[Start]

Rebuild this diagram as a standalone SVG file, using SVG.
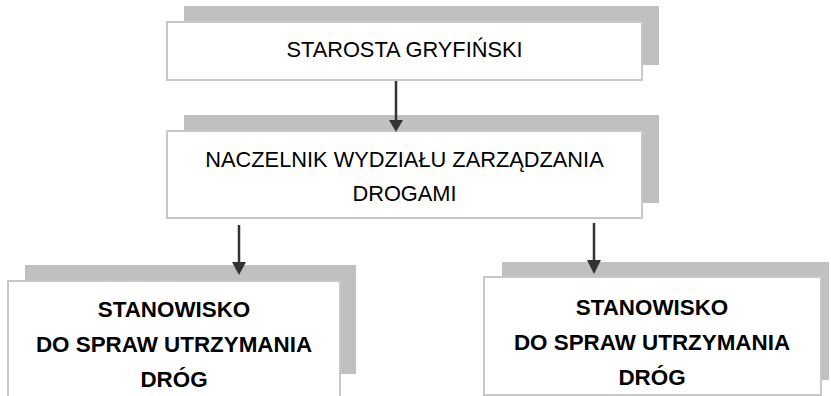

[End]
[Start]

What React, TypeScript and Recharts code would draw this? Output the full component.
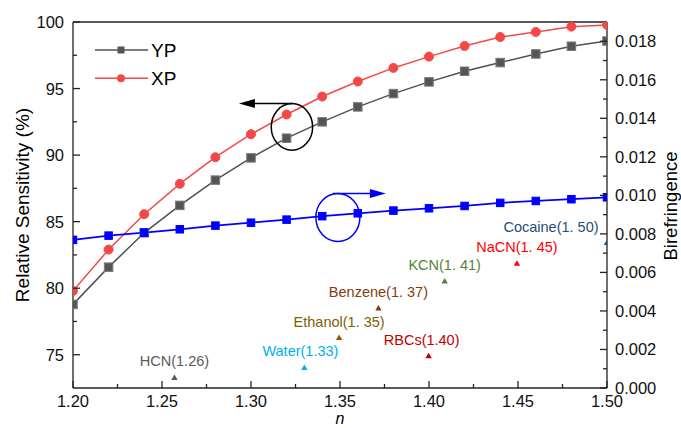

[End]
[Start]

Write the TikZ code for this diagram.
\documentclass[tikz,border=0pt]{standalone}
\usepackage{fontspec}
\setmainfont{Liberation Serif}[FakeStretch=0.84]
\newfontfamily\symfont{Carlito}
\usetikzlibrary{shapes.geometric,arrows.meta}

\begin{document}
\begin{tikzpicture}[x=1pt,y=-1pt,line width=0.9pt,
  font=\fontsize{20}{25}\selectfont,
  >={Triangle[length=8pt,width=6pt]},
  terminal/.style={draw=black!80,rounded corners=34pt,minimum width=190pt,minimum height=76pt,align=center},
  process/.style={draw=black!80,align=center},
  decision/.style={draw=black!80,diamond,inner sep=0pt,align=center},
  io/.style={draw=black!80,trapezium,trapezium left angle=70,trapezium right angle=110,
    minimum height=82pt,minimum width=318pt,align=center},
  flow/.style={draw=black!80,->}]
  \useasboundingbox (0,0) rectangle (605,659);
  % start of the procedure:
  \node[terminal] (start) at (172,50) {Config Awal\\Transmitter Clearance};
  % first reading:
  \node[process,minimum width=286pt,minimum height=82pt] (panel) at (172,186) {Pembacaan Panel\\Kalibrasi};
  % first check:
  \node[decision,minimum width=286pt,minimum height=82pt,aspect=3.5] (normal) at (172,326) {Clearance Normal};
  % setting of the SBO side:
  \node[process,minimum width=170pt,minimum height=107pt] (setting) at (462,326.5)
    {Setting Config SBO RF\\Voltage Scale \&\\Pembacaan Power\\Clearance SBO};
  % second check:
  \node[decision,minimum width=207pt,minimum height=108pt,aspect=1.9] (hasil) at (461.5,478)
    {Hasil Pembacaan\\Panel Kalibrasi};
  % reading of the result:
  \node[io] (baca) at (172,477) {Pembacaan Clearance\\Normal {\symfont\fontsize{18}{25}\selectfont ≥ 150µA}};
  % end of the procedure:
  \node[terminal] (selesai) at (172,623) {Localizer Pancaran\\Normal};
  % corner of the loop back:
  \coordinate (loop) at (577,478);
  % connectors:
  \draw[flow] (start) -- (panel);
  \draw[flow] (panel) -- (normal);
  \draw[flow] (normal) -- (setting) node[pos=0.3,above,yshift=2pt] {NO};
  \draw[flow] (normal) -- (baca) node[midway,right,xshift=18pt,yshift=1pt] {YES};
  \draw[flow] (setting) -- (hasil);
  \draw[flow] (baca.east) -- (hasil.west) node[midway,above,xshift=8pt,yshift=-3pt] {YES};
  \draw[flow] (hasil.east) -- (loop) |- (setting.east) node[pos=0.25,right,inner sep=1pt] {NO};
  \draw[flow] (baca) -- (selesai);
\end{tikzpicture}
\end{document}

[End]

AIM OF THE TASK: Tally the lines holding the string "this" and give only the count.

TASK ANSWER: 3